- _Written exercise_: Using the material below, print a verbatim copy of every line from the one containing "Clone this chart in Plotly." through the one containing "import plotly.graph_objects as go", inclusive, and omit the pictures.

- _Records to process_:

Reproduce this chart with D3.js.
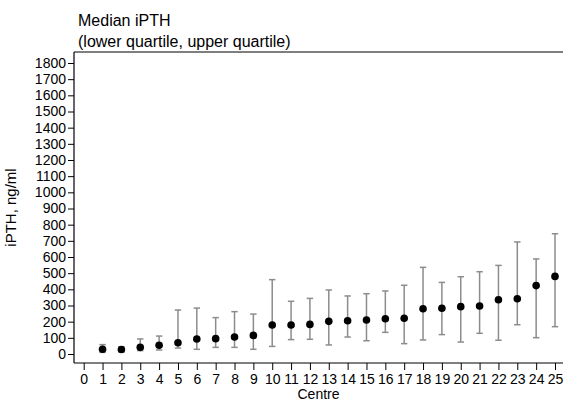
* * *
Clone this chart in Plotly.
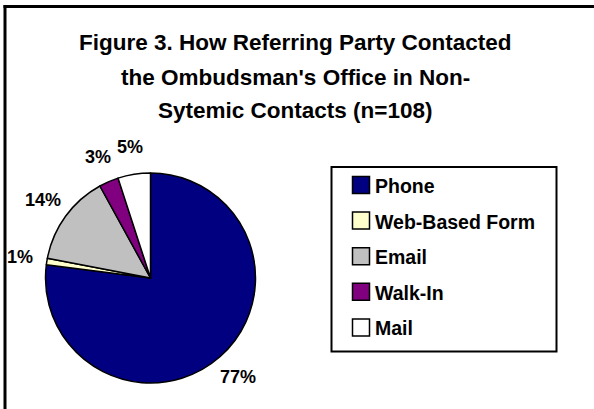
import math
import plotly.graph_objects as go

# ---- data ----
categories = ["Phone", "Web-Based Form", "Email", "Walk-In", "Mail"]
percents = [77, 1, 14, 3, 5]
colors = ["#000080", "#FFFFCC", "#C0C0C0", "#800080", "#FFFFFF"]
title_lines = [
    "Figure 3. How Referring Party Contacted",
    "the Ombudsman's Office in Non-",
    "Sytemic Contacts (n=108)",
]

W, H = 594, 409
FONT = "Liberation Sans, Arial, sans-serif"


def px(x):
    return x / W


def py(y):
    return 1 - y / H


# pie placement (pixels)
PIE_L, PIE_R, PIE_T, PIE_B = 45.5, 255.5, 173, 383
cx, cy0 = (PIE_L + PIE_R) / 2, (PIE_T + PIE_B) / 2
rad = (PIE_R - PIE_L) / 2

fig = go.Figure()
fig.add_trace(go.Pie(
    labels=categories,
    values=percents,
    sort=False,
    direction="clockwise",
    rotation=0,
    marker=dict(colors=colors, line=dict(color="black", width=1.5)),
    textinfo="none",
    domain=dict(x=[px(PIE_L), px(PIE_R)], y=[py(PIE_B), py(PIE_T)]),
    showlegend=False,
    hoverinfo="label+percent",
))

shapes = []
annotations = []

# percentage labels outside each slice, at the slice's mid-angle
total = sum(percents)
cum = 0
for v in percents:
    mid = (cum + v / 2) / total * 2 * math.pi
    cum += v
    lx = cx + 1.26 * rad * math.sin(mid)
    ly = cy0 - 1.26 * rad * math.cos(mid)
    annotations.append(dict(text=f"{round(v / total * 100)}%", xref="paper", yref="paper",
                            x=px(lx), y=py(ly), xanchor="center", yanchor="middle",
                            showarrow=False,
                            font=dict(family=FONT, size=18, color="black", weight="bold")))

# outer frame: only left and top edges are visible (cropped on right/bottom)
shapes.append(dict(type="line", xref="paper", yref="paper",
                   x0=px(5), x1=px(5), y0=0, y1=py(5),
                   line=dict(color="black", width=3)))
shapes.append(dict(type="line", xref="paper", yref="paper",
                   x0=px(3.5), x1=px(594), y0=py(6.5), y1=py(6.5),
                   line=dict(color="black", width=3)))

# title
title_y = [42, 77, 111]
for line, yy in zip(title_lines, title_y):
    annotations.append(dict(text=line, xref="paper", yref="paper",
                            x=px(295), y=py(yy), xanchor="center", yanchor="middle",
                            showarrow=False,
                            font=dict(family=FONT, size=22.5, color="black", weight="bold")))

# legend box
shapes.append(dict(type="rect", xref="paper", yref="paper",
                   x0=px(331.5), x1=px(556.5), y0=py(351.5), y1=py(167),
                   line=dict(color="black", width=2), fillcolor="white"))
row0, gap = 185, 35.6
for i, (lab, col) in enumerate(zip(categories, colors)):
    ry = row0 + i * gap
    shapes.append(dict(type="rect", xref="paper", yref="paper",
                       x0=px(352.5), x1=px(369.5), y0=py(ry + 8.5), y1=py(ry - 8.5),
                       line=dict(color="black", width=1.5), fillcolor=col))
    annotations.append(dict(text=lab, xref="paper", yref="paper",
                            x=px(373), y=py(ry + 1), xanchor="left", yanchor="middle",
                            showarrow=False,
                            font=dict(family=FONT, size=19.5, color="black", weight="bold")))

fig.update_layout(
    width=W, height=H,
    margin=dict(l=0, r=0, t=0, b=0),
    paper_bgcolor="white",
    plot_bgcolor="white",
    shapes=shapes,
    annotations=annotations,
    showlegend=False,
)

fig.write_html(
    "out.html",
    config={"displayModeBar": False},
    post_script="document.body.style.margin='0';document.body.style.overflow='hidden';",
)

- _The reply_:
Clone this chart in Plotly.
import math
import plotly.graph_objects as go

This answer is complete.